The git module takes care, through the use of the Eclipse JGit project, of retrieving all the conmmits, related releases and files inherent to each commit of each release.
The source repository can be pre-existing locally, thus indentified by an absolute path or be cloaned locally automatically, indicating the choice within the configuration .properties file.The projects that can be cloned automatically are: TAJO, STORM, SYNCOPE, ZOOKEEPER, OPENJPA, AVRO and BOOKKEEPER.
During reading, several metrics are calculated for each file and entered into a .csv file. The metrics used:
Metric | Description |
---|---|
LOC |
Number of lines of code |
LOC ADDED |
Sum of LOCs added |
LOC MAX ADDED |
Maximum LOCs added |
LOC TOUCHED |
Sum of LOCs added and LOCs removed |
NUMBER OF REVISION |
Number of revisions of the class |
AVERAGE LOC ADDED |
Average number of LOCs added |
NUMBER OF AUTHORS |
Number of reviewers of the class |
CHURN |
| LOC added - LOC removed | |
MAX CHURN |
Maximum CHURN |
AVERAGE CHURN |
Average CHURN |
NPM |
Number of public methods in the class |
NPVM |
Number of private methods in the class |
NSM |
Number of static methods in the class |
NAM |
Number of methods in the class |
NLOCM |
Number of commented lines |
Project test files are discarded; you can un-discard them by setting the flag in the configuration file.

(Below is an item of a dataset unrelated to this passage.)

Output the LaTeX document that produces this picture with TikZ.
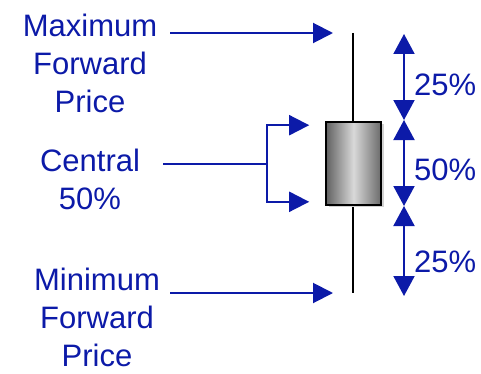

The jira module deals with the management of the data recuoperated through the git module, in particular, it deals with associating each commit (object of type RevCommit) with the related Jira ticket, associating the commits and calculated metrics with the related files, and associating the files with the reference relaease.
Ticket information is retrieved in groups of 1000 tickets, via the Jira REST API, using the query:
"https://issues.apache.org/jira/rest/api/2/search?jql=project%20%3D%20" + projectName +
"%20AND%20issuetype%20%3D%20Bug%20AND%20(%22status%22%20%3D%22resolved%22%20OR%20%22status" +
"%22%20%3D%20%22closed%22)%20AND%20%20%22resolution%22%20%3D%20%22fixed%22%20" + "%20ORDER%20BY%20key%20ASC" +
"&fields=key,resolutiondate,versions,created,fixVersions&startAt=" + i + "&maxResults=" + j
All tickets that refer to BUGs, and that have been closed as a result of the Bug fix, are considered. The variables i
and j
are used to retrieve tickets in groups of 1000 items (group of maximum elements returned by a Jira REST API call).

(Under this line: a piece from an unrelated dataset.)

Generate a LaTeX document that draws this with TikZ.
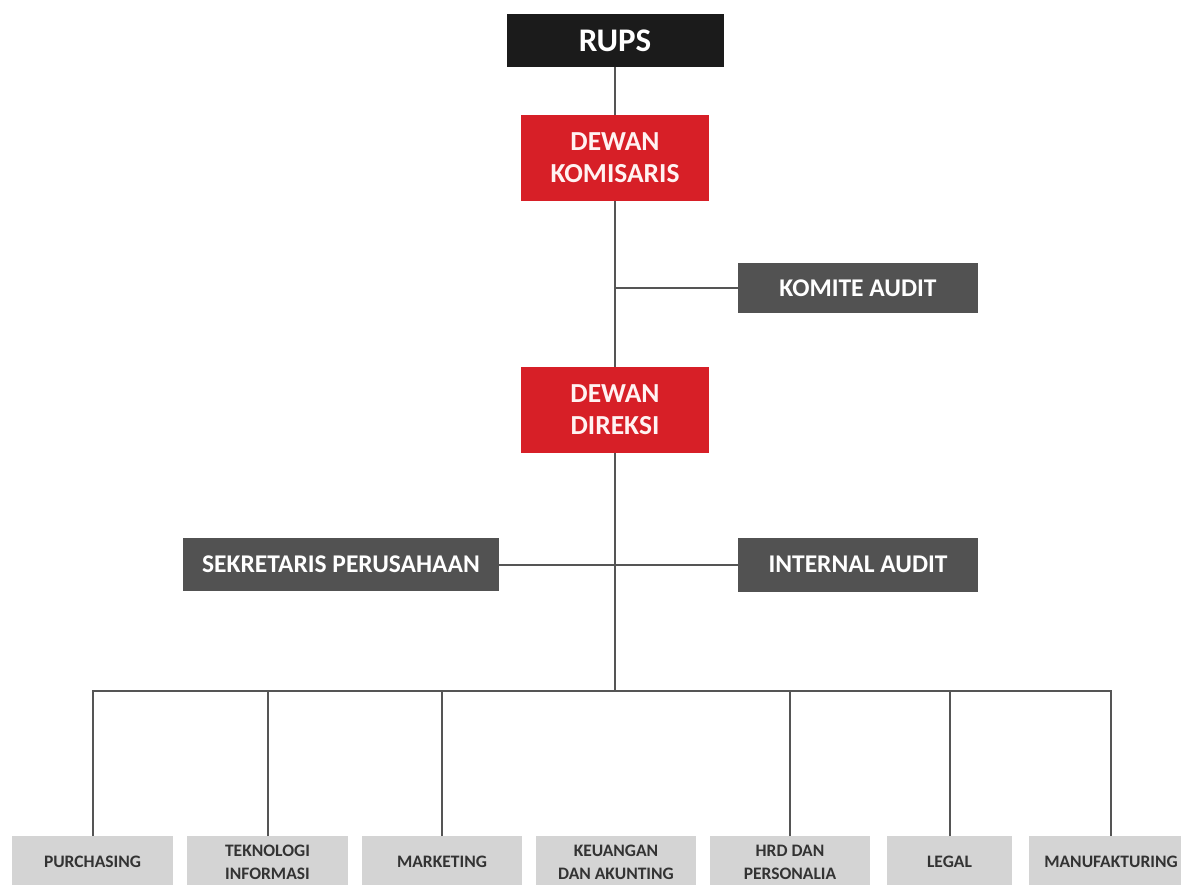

A separate entity has been created for each of these items:
commit
→ Bug Entity
release
→ Release Entity
file
→ RepoFile Entity
repository
→ Repo Entity
Inconsistent tickets are discarded and if not present the injection version, necessary for class labeling, is calculated using proportion techniques (link paper). Under a threshold, set within the configuration file, proportion Cold Start is used otherwise porportion Increment.
The dataset module deals with the prediction of Bugginness of classes, using the training set constructed with the previous modules and as a Machine Laerning tool WEKA.
The linear combination of different techniques and classifiers was used for prediction. The Classifiers used were Random Forest
, Naive Bayes
, IBk
in combination with Feature Selection Best First
techniques (Backward Search and Forward Search), Sampling Oversampling
, Undersampling
and SMOTE
techniques, and Cost Sensitive Threshold
and Learning
techniques.
For the evaluation of the classifiers, the Walk Forward technique was used; all the given data were divided into k Releases, ordered chronologically, and for each release a run was performed. At the k-th run, the k-th release was used as the testing set and all previous releases as the training set.
For each classifier used, a .csv file is generated containing for each combination of techniques used the values related to prediction:
Metric | Description |
---|---|
PRECISION |
How many times you have correctly classified an instance as positive |
RECALL |
How many of the positives you have been able to classify |
AUC |
Area subtended by the ROC curve |
KAPPA |
How many times you have been more accurate than a dummy classifier |
ACCURACY |
Percentage of all right estimates out of all estimates |
TRUE-NEGATIVE |
Predicted negative and actually negative |
TRUE-POSITIVE |
Predicted positive and actually positive |
FALSE-POSITIVE |
Predicted positive and actually negative |
FALSE-NEGATIVE |
Predicted negative and actually positive |
The configuration.properties file was used for configuration. The parameters are:
project |
Name of the project to be analyzed |
use_local |
Path of the cloned project locally |
project_path |
Path of the cloned project locally |
coldstart_project |
Set to 'true' to use an apache repository already cloned locally or set to 'false' to automatically clone the repository |
threshold |
Minimum number of commits to make proportion increment otherwise make cold start |
aproximate |
If set to 'true' it approximates the Injected Version calculated via proportion by excess, otherwise it approximates by default |
get_test_classes |
If set to 'true' consider the project test files |
The project was analyzed via the Sonar Cloud platform ( 🔗 analysis ), showing the presence of 0 code smells, 0 bugs and 0 vulnerabilities.
An expository presentation of the project has been created in Italian language.